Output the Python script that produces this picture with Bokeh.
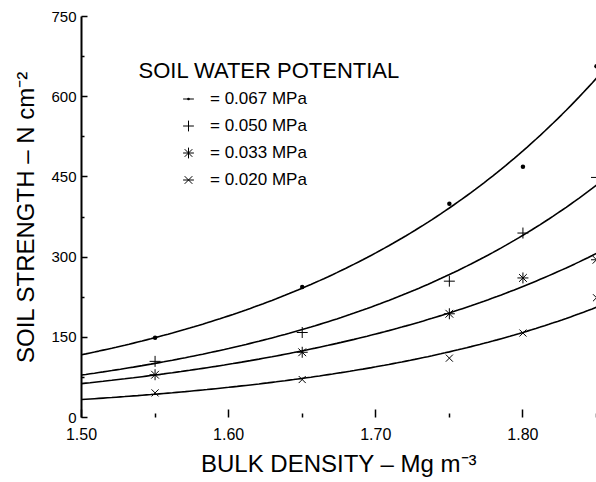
import numpy as np
from bokeh.plotting import figure
from bokeh.models import (FixedTicker, PrintfTickFormatter, Legend, LegendItem,
                          Label, ColumnDataSource)
from bokeh.embed import file_html
from bokeh.resources import INLINE

# ---- data ----
density = [1.55, 1.65, 1.75, 1.80, 1.85]
s067 = [149, 244, 400, 469, 657]
s050 = [105, 159, 255, 345, 449]
s033 = [80, 122, 194, 261, 295]
s020 = [46, 71, 111, 158, 224]
series_labels = ["= 0.067 MPa", "= 0.050 MPa", "= 0.033 MPa", "= 0.020 MPa"]
x_ticks = [1.50, 1.60, 1.70, 1.80]
x_minor = [1.55, 1.65, 1.75, 1.85]
y_ticks = [0, 150, 300, 450, 600, 750]
y_minor = [75, 225, 375, 525, 675]

FONT = "Liberation Sans"

p = figure(width=596, height=480, x_range=(1.50, 1.85), y_range=(0, 750),
           output_backend="svg", toolbar_location=None,
           min_border_left=81, min_border_right=0, min_border_top=16,
           min_border_bottom=63)
p.outline_line_color = None
p.xgrid.grid_line_color = None
p.ygrid.grid_line_color = None
p.background_fill_color = "white"
p.border_fill_color = "white"

# x axis
xa = p.xaxis[0]
xa.ticker = FixedTicker(ticks=x_ticks, minor_ticks=x_minor)
xa.formatter = PrintfTickFormatter(format="%.2f")
xa.axis_line_color = None
xa.major_tick_in = 8
xa.major_tick_out = 0
xa.minor_tick_in = 4
xa.minor_tick_out = 0
xa.major_tick_line_width = 1.5
xa.minor_tick_line_width = 1.5
xa.major_tick_line_color = "black"
xa.minor_tick_line_color = "black"
xa.major_label_standoff = 10
xa.major_label_text_font = FONT
xa.major_label_text_font_size = "16px"
xa.major_label_text_color = "black"
xa.axis_label = "BULK DENSITY – Mg m⁻³"
xa.axis_label_text_font = FONT
xa.axis_label_text_font_size = "24px"
xa.axis_label_text_font_style = "normal"
xa.axis_label_text_color = "black"
xa.axis_label_standoff = 7

# y axis
ya = p.yaxis[0]
ya.ticker = FixedTicker(ticks=y_ticks, minor_ticks=y_minor)
ya.axis_line_width = 2
ya.axis_line_color = "black"
ya.major_tick_in = 6
ya.major_tick_out = 0
ya.minor_tick_in = 3
ya.minor_tick_out = 0
ya.major_tick_line_width = 1.5
ya.minor_tick_line_width = 1.5
ya.major_tick_line_color = "black"
ya.minor_tick_line_color = "black"
ya.major_label_standoff = 5
ya.major_label_text_font = FONT
ya.major_label_text_font_size = "15px"
ya.major_label_text_color = "black"
ya.axis_label = "SOIL STRENGTH – N cm⁻²"
ya.axis_label_text_font = FONT
ya.axis_label_text_font_size = "24px"
ya.axis_label_text_font_style = "normal"
ya.axis_label_text_color = "black"
ya.axis_label_standoff = 9

# fitted exponential curves (log-linear regression of each series)
xs = np.linspace(1.50, 1.85, 120)
all_series = [s067, s050, s033, s020]
for s in all_series:
    b, a = np.polyfit(density, np.log(s), 1)
    p.line(xs, np.exp(a + b * xs), line_color="black", line_width=1.6)

# data points
r1 = p.scatter(density, s067, marker="dot", size=18, line_color="black",
               fill_color="black", line_width=1.5)
r2 = p.scatter(density, s050, marker="cross", size=11, line_color="black",
               line_width=1)
r3 = p.scatter(density, s033, marker="asterisk", size=11, line_color="black",
               line_width=1)
r4 = p.scatter(density, s020, marker="x", size=10, line_color="black",
               line_width=1)

# dash glyph used only for the legend symbols (no visible data point)
nodata = ColumnDataSource(data=dict(x=[float("nan")], y=[float("nan")]))
rd1 = p.scatter("x", "y", source=nodata, marker="dash", line_color="black",
                line_width=1)
rd4 = p.scatter("x", "y", source=nodata, marker="dash", line_color="black",
                line_width=1)

legend = Legend(items=[
    LegendItem(label=series_labels[0], renderers=[rd1, r1]),
    LegendItem(label=series_labels[1], renderers=[r2]),
    LegendItem(label=series_labels[2], renderers=[r3]),
    LegendItem(label=series_labels[3], renderers=[rd4, r4]),
], location=(93, 224))
legend.glyph_width = 28
legend.glyph_height = 27
legend.label_height = 27
legend.spacing = 0
legend.padding = 0
legend.margin = 0
legend.label_standoff = 8
legend.border_line_color = None
legend.background_fill_alpha = 0
legend.label_text_font = FONT
legend.label_text_font_size = "17px"
legend.label_text_color = "black"
p.add_layout(legend)

# legend title
p.add_layout(Label(x=139 - 82, y=418 - 71, x_units="screen", y_units="screen",
                   text="SOIL WATER POTENTIAL", text_font=FONT,
                   text_font_size="22px", text_color="black",
                   text_baseline="alphabetic", text_align="left"))

open("out.html", "w").write(file_html(p, INLINE))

----

_WHAT YOU HAVE TO DO_
Restate the whole listing above exactly, except for its images.

_WORKED SOLUTION_
Output the Python script that produces this picture with Bokeh.
import numpy as np
from bokeh.plotting import figure
from bokeh.models import (FixedTicker, PrintfTickFormatter, Legend, LegendItem,
                          Label, ColumnDataSource)
from bokeh.embed import file_html
from bokeh.resources import INLINE

# ---- data ----
density = [1.55, 1.65, 1.75, 1.80, 1.85]
s067 = [149, 244, 400, 469, 657]
s050 = [105, 159, 255, 345, 449]
s033 = [80, 122, 194, 261, 295]
s020 = [46, 71, 111, 158, 224]
series_labels = ["= 0.067 MPa", "= 0.050 MPa", "= 0.033 MPa", "= 0.020 MPa"]
x_ticks = [1.50, 1.60, 1.70, 1.80]
x_minor = [1.55, 1.65, 1.75, 1.85]
y_ticks = [0, 150, 300, 450, 600, 750]
y_minor = [75, 225, 375, 525, 675]

FONT = "Liberation Sans"

p = figure(width=596, height=480, x_range=(1.50, 1.85), y_range=(0, 750),
           output_backend="svg", toolbar_location=None,
           min_border_left=81, min_border_right=0, min_border_top=16,
           min_border_bottom=63)
p.outline_line_color = None
p.xgrid.grid_line_color = None
p.ygrid.grid_line_color = None
p.background_fill_color = "white"
p.border_fill_color = "white"

# x axis
xa = p.xaxis[0]
xa.ticker = FixedTicker(ticks=x_ticks, minor_ticks=x_minor)
xa.formatter = PrintfTickFormatter(format="%.2f")
xa.axis_line_color = None
xa.major_tick_in = 8
xa.major_tick_out = 0
xa.minor_tick_in = 4
xa.minor_tick_out = 0
xa.major_tick_line_width = 1.5
xa.minor_tick_line_width = 1.5
xa.major_tick_line_color = "black"
xa.minor_tick_line_color = "black"
xa.major_label_standoff = 10
xa.major_label_text_font = FONT
xa.major_label_text_font_size = "16px"
xa.major_label_text_color = "black"
xa.axis_label = "BULK DENSITY – Mg m⁻³"
xa.axis_label_text_font = FONT
xa.axis_label_text_font_size = "24px"
xa.axis_label_text_font_style = "normal"
xa.axis_label_text_color = "black"
xa.axis_label_standoff = 7

# y axis
ya = p.yaxis[0]
ya.ticker = FixedTicker(ticks=y_ticks, minor_ticks=y_minor)
ya.axis_line_width = 2
ya.axis_line_color = "black"
ya.major_tick_in = 6
ya.major_tick_out = 0
ya.minor_tick_in = 3
ya.minor_tick_out = 0
ya.major_tick_line_width = 1.5
ya.minor_tick_line_width = 1.5
ya.major_tick_line_color = "black"
ya.minor_tick_line_color = "black"
ya.major_label_standoff = 5
ya.major_label_text_font = FONT
ya.major_label_text_font_size = "15px"
ya.major_label_text_color = "black"
ya.axis_label = "SOIL STRENGTH – N cm⁻²"
ya.axis_label_text_font = FONT
ya.axis_label_text_font_size = "24px"
ya.axis_label_text_font_style = "normal"
ya.axis_label_text_color = "black"
ya.axis_label_standoff = 9

# fitted exponential curves (log-linear regression of each series)
xs = np.linspace(1.50, 1.85, 120)
all_series = [s067, s050, s033, s020]
for s in all_series:
    b, a = np.polyfit(density, np.log(s), 1)
    p.line(xs, np.exp(a + b * xs), line_color="black", line_width=1.6)

# data points
r1 = p.scatter(density, s067, marker="dot", size=18, line_color="black",
               fill_color="black", line_width=1.5)
r2 = p.scatter(density, s050, marker="cross", size=11, line_color="black",
               line_width=1)
r3 = p.scatter(density, s033, marker="asterisk", size=11, line_color="black",
               line_width=1)
r4 = p.scatter(density, s020, marker="x", size=10, line_color="black",
               line_width=1)

# dash glyph used only for the legend symbols (no visible data point)
nodata = ColumnDataSource(data=dict(x=[float("nan")], y=[float("nan")]))
rd1 = p.scatter("x", "y", source=nodata, marker="dash", line_color="black",
                line_width=1)
rd4 = p.scatter("x", "y", source=nodata, marker="dash", line_color="black",
                line_width=1)

legend = Legend(items=[
    LegendItem(label=series_labels[0], renderers=[rd1, r1]),
    LegendItem(label=series_labels[1], renderers=[r2]),
    LegendItem(label=series_labels[2], renderers=[r3]),
    LegendItem(label=series_labels[3], renderers=[rd4, r4]),
], location=(93, 224))
legend.glyph_width = 28
legend.glyph_height = 27
legend.label_height = 27
legend.spacing = 0
legend.padding = 0
legend.margin = 0
legend.label_standoff = 8
legend.border_line_color = None
legend.background_fill_alpha = 0
legend.label_text_font = FONT
legend.label_text_font_size = "17px"
legend.label_text_color = "black"
p.add_layout(legend)

# legend title
p.add_layout(Label(x=139 - 82, y=418 - 71, x_units="screen", y_units="screen",
                   text="SOIL WATER POTENTIAL", text_font=FONT,
                   text_font_size="22px", text_color="black",
                   text_baseline="alphabetic", text_align="left"))

open("out.html", "w").write(file_html(p, INLINE))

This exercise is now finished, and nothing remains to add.